Missouri did experience the Pleistocene glaciations, with the most recent glacial till from 600,000 years ago. A small lobe of ice pushed across the Mississippi River in the vicinity of St. Louis 200,000 years ago. The route of the Ancestral Kansas River rapidly eroded and filled with sediment in the area of Kansas City during periods of glacial melting and outwash.
Till in northern Missouri is up to several hundred feet thick, sometimes containing cobbles and boulders, with an overall tan to red-brown color.
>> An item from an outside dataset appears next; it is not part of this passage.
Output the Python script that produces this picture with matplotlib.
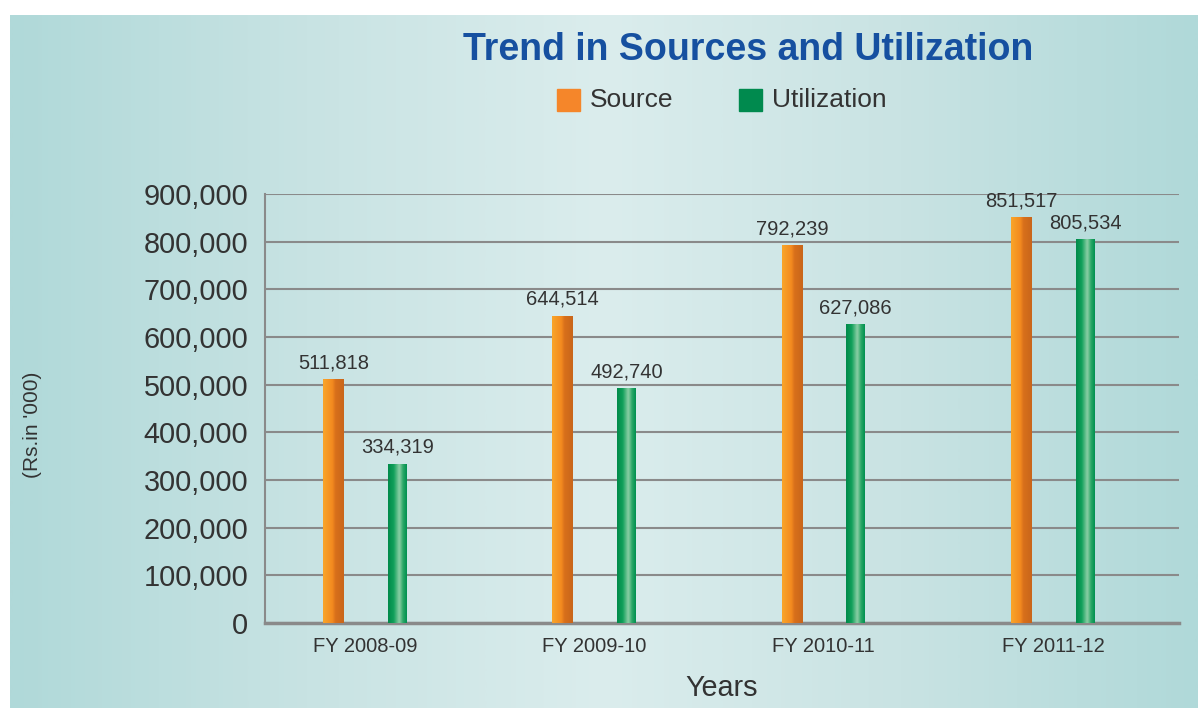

==38th Parallel Lineament==
The Thirty-Eight Parallel Lineament is one of Missouri's unique structural features, a 10- to 20-mile wide area of folds, faults and shattered bedrock from the Kansas state line to Vernon County to the Mississippi River in Ste. Genevieve County. It contains the widespread Ste. Genevieve Fault and pockets of Paleozoic rock—particularly eight locations with broken, but rearranged groupings of igneous and sedimentary rocks together. Hypotheses suggest possible origins ranging from cryovolcanoes to pent up gas tearing through Paleozoic rocks and bringing up more ancient igneous rocks.

==Natural resource geology==
Galena is the official state mineral of Missouri and lead mining began in the 1720s in Madison County, spearheaded by French miners. The state is the leading extractor of lead in the U.S., both from galena and sphalerite. The minerals are sourced from Mississippi Valley Type deposits, deposited through hydrothermal activity. The Old Lead Belt and Tri-State Area were mined significantly before World War II, with new deposits found since in the southeast. The new deposit is known as the Viburnum Trend and spans Iron County and Reynolds County, with secondary production of copper, cadmium and silver, housed in the Bonneterre Dolomite between 600 and 1500 feet deep. During the late Cambrian, stromatalite beds shielded carbonates forming below and created a permeable interface for mineralization.